What to produce: Check the listing below for lines with the word "chart" and say how many there are, with nothing but the number.

Source material:
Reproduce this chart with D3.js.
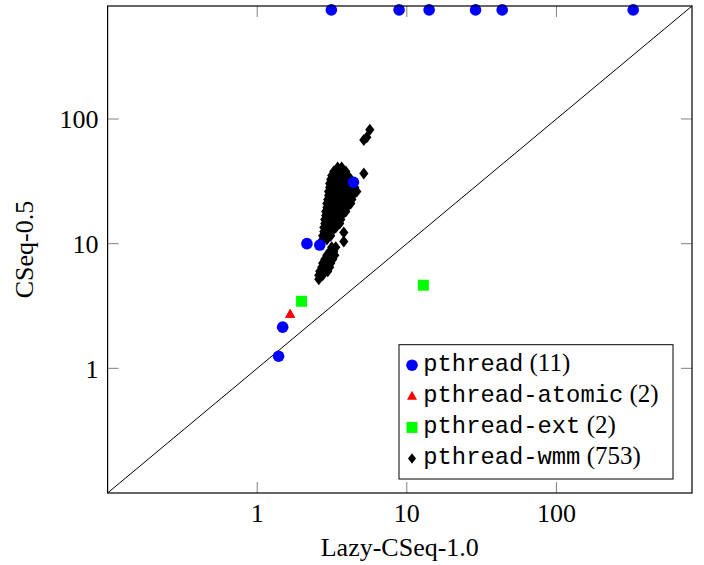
<!DOCTYPE html>
<html>
<head>
<meta charset="utf-8">
<script src="https://cdn.jsdelivr.net/npm/d3@7"></script>
<style>
  html, body { margin: 0; padding: 0; background: #fff; }
  svg { display: block; }
</style>
</head>
<body>
<svg id="chart" width="704" height="565"></svg>
<script>
// ---------- data ----------
const xTicks = [1, 10, 100];
const yTicks = [1, 10, 100];
const xLabel = "Lazy-CSeq-1.0";
const yLabel = "CSeq-0.5";

const pthread = [
  [3.13, 750], [8.88, 750], [14.1, 750], [28.8, 750], [43.4, 750], [326, 750],
  [1.48, 2.14], [1.39, 1.25], [2.15, 10.0], [2.62, 9.75], [4.4, 31.1]
];
const pthreadAtomic = [[1.66, 2.72], [1.66, 2.72]];
const pthreadExt = [[1.98, 3.45], [12.9, 4.64]];
const pthreadWmm = [
  [5.66, 82.1], [5.40, 71.5], [5.16, 67.7], [5.16, 36.5], [3.79, 12.3], [3.79, 10.4],
  [3.45, 40.8], [3.67, 40.8],
  [3.25, 37.9], [3.45, 37.9], [3.67, 37.9], [3.91, 37.9],
  [3.15, 35.2], [3.35, 35.2], [3.56, 35.2], [3.79, 35.2], [4.03, 35.2],
  [3.10, 32.7], [3.30, 32.7], [3.50, 32.7], [3.73, 32.7], [3.97, 32.7], [4.22, 32.7],
  [3.05, 30.4], [3.25, 30.4], [3.45, 30.4], [3.67, 30.4], [3.91, 30.4], [4.16, 30.4], [4.42, 30.4],
  [3.05, 28.2], [3.25, 28.2], [3.45, 28.2], [3.67, 28.2], [3.91, 28.2], [4.16, 28.2], [4.49, 28.2],
  [3.00, 26.2], [3.20, 26.2], [3.40, 26.2], [3.61, 26.2], [3.85, 26.2], [4.09, 26.2], [4.35, 26.2], [4.63, 26.2],
  [3.00, 24.3], [3.20, 24.3], [3.40, 24.3], [3.61, 24.3], [3.85, 24.3], [4.09, 24.3], [4.35, 24.3],
  [2.96, 22.6], [3.15, 22.6], [3.35, 22.6], [3.56, 22.6], [3.79, 22.6], [4.03, 22.6], [4.29, 22.6],
  [2.92, 21.0], [3.10, 21.0], [3.30, 21.0], [3.51, 21.0], [3.73, 21.0], [3.97, 21.0], [4.22, 21.0],
  [2.92, 19.5], [3.10, 19.5], [3.30, 19.5], [3.51, 19.5], [3.73, 19.5], [3.97, 19.5],
  [2.87, 18.1], [3.05, 18.1], [3.25, 18.1], [3.45, 18.1], [3.67, 18.1], [3.91, 18.1],
  [2.87, 16.8], [3.05, 16.8], [3.25, 16.8], [3.45, 16.8], [3.67, 16.8],
  [2.83, 15.6], [3.01, 15.6], [3.20, 15.6], [3.40, 15.6], [3.62, 15.6],
  [2.83, 14.5], [3.01, 14.5], [3.20, 14.5], [3.40, 14.5], [3.56, 14.5],
  [2.79, 13.5], [2.96, 13.5], [3.15, 13.5], [3.35, 13.5],
  [2.79, 12.5], [2.96, 12.5], [3.15, 12.5],
  [2.74, 11.6], [2.92, 11.6], [3.10, 11.6],
  [2.74, 10.8], [2.92, 10.8],
  [3.15, 9.34], [3.35, 9.34],
  [3.05, 8.67], [3.25, 8.67],
  [2.92, 8.06], [3.10, 8.06], [3.30, 8.06],
  [2.83, 7.49], [3.01, 7.49], [3.20, 7.49],
  [2.74, 6.96], [2.92, 6.96], [3.10, 6.96],
  [2.70, 6.46], [2.87, 6.46], [3.05, 6.46],
  [2.62, 6.00], [2.79, 6.00], [2.96, 6.00],
  [2.58, 5.57], [2.74, 5.57],
  [2.58, 5.18]
];

const legendEntries = [
  { name: "pthread", count: "(11)", shape: "circle", color: "#0000ff" },
  { name: "pthread-atomic", count: "(2)", shape: "triangle", color: "#ff0000" },
  { name: "pthread-ext", count: "(2)", shape: "square", color: "#00ff00" },
  { name: "pthread-wmm", count: "(753)", shape: "diamond", color: "#000000" }
];

// ---------- layout ----------
const svg = d3.select("#chart");
const L = 107.6, R = 692, T = 6, B = 493;
const domainMin = 0.1, domainMax = 806;

const x = d3.scaleLog().domain([domainMin, domainMax]).range([L, R]);
const y = d3.scaleLog().domain([domainMin, domainMax]).range([B, T]);

const serif = "'Liberation Serif', 'Times New Roman', serif";
const mono = "'Liberation Mono', 'Courier New', monospace";

function markerPath(shape, legend) {
  if (shape === "triangle") return "M0,-5.5L5,3.5L-5,3.5Z";
  if (shape === "square") return "M-5.5,-5.5H5.5V5.5H-5.5Z";
  if (shape === "diamond") return legend ? "M0,-5.3L4,0L0,5.3L-4,0Z" : "M0,-6L4.6,0L0,6L-4.6,0Z";
  return null;
}
function drawMarker(g, shape, color, cx, cy, legend) {
  if (shape === "circle") {
    g.append("circle").attr("cx", cx).attr("cy", cy).attr("r", 5.8).attr("fill", color);
  } else {
    g.append("path").attr("d", markerPath(shape, legend))
      .attr("transform", `translate(${cx},${cy})`).attr("fill", color);
  }
}

// ticks (inside, both sides)
const tickLen = 11;
const tickG = svg.append("g").attr("stroke", "#808080").attr("stroke-width", 1);
xTicks.forEach(t => {
  const px = x(t);
  tickG.append("line").attr("x1", px).attr("x2", px).attr("y1", B).attr("y2", B - tickLen);
  tickG.append("line").attr("x1", px).attr("x2", px).attr("y1", T).attr("y2", T + tickLen);
});
yTicks.forEach(t => {
  const py = y(t);
  tickG.append("line").attr("x1", L).attr("x2", L + tickLen).attr("y1", py).attr("y2", py);
  tickG.append("line").attr("x1", R).attr("x2", R - tickLen).attr("y1", py).attr("y2", py);
});

// diagonal
svg.append("line")
  .attr("x1", x(domainMin)).attr("y1", y(domainMin))
  .attr("x2", x(domainMax)).attr("y2", y(domainMax))
  .attr("stroke", "#000").attr("stroke-width", 1);

// data marks
const marks = svg.append("g");
pthreadWmm.forEach(d => drawMarker(marks, "diamond", "#000", x(d[0]), y(d[1]), false));
pthreadExt.forEach(d => drawMarker(marks, "square", "#00ff00", x(d[0]), y(d[1]), false));
pthreadAtomic.forEach(d => drawMarker(marks, "triangle", "#ff0000", x(d[0]), y(d[1]), false));
pthread.forEach(d => drawMarker(marks, "circle", "#0000ff", x(d[0]), y(d[1]), false));

// frame
svg.append("rect").attr("x", L).attr("y", T).attr("width", R - L).attr("height", B - T)
  .attr("fill", "none").attr("stroke", "#000").attr("stroke-width", 1.2);

// tick labels
xTicks.forEach(t => {
  svg.append("text").attr("x", x(t)).attr("y", 522)
    .attr("text-anchor", "middle").attr("font-family", serif).attr("font-size", 26)
    .text(d3.format("d")(t));
});
yTicks.forEach(t => {
  svg.append("text").attr("x", 98.5).attr("y", y(t) + 9.5)
    .attr("text-anchor", "end").attr("font-family", serif).attr("font-size", 26)
    .text(d3.format("d")(t));
});

// axis labels
svg.append("text").attr("x", (L + R) / 2).attr("y", 556)
  .attr("text-anchor", "middle").attr("font-family", serif).attr("font-size", 26)
  .text(xLabel);
svg.append("text").attr("transform", `translate(33,${(T + B) / 2}) rotate(-90)`)
  .attr("text-anchor", "middle").attr("font-family", serif).attr("font-size", 26)
  .text(yLabel);

// legend
const lg = svg.append("g");
lg.append("rect").attr("x", 399).attr("y", 344.7).attr("width", 274).attr("height", 134.3)
  .attr("fill", "#fff").attr("stroke", "#000").attr("stroke-width", 1);
legendEntries.forEach((e, i) => {
  const base = 370.7 + i * 31.1;
  drawMarker(lg, e.shape, e.color, 412, base - 5.5, true);
  const t = lg.append("text").attr("x", 423.3).attr("y", base).attr("font-size", 25);
  t.append("tspan").attr("font-family", mono).attr("font-size", 23.8).text(e.name);
  t.append("tspan").attr("font-family", serif).text("\u00a0" + e.count);
});
</script>
</body>
</html>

Solution for this exercise: 3